One resident noted: “Why is the mayor fast-tracking and driving the sale of land used freely and for over a century by families from across the Cape Peninsula for the benefit of a private developer who is behind the scenes and unnamed?”
The Bungalow Owners’ Association said on its website: “We believe the statutory process has not been properly followed – except for the Municipal Finance Management Act 56/2003 and the council’s bylaw relating to the Management and Administration of the City of Cape Town’s Immovable Property published on February 28, 2003 Section 4 – no feasibility studies have been carried out, and no market research conducted as yet. The reported land values are, in our opinion, completely understated.”
Another objector said: “It would be a short-term, completely unsustainable project which would ruin the long-standing attractiveness, sustainability and tourism in one of the most popular and beautiful areas in our country.”
There were also concerns about traffic congestion in the area.
But speaking at Monday’s Subcouncil 16 meeting, Clifton’s ward councillor Jacques Weber took pains to assure affected residents and other associations that their concerns would be considered before any plans were finalised.
“This is just one of a few stages of public participation. Development in this area is needed and welcomed.”
Subcouncil chair Demetri Qually said: “This is a major development that will require the creative and participative involvement of all stakeholders. People don’t want to see a significant asset disappear.”
The erven in question are currently being used by restaurants and sports clubs, and as parking lots. One of these establishments is the Glen Country Club, which the city has described as a “run-down eyesore in this prestigious coastal precinct”.
In the report considered at the subcouncil meeting, Neil Eybers of the city’s finance directorate said the precinct upgrade project had initially focused on the redevelopment of the Clifton garages located next to the public parking area for Clifton’s fourth beach.
But this “footprint” was expanded following an internal decision that the whole precinct would benefit from an upgrade that would inject “much-needed investment” into the area. This decision forms the basis of the draft development framework.
“Other problems and challenges in the precinct relate to safety and security, limited public access to the coast, insufficient parking for visitors to the area, the lack of a precinct identity and opportunities for further private sector investment,” said Eybers.
The sale or lease of the land will be done through a competitive process and the successful bidder or bidders will have to work within the approved design framework.
Portions of the residential properties will be sold, while the management of the sports facilities will remain the responsibility of the clubs, he said.

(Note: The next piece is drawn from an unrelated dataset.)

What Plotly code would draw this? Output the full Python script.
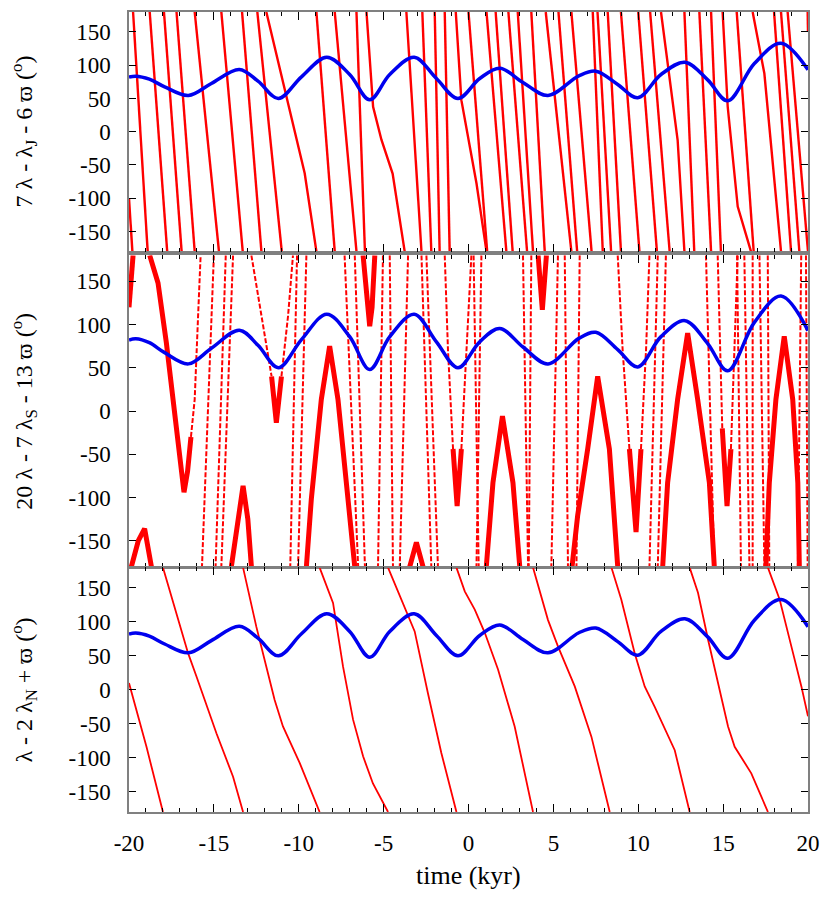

The report referred to the “rationalisation” of the active recreational facilities in the precinct, including the potential development of a covered bowls green, and upgrades to the cricket oval and tennis courts, Maiden’s Cove picnic area and the inclusion of a walkway along the coastal edge. The project will possibly include the relocation of the Bungalow restaurant, formerly known as La Med.
Eybers said all other city policies, such as the scenic drive policy, would be considered during the approval process, and residents would again have an opportunity to comment.
The city would also invite affected parties to comment on an updated map and plan for the area in the next 10 days.
Once council has approved the sale or lease of the properties, the urban design framework will be presented to affected parties for comment. When this is finalised, the city will call for tenders for the sale, lease or development of the facilities in accordance with the design framework. The successful bidder will need to get the necessary statutory approvals for the developments.
Eybers said the council would derive “significant financial benefit” in the form of the sales price and lease income, as well as the rates and taxes. It’s been reported that the sale could be worth about R100 million. The council-owned garages will be redeveloped by the private sector at no cost to the city.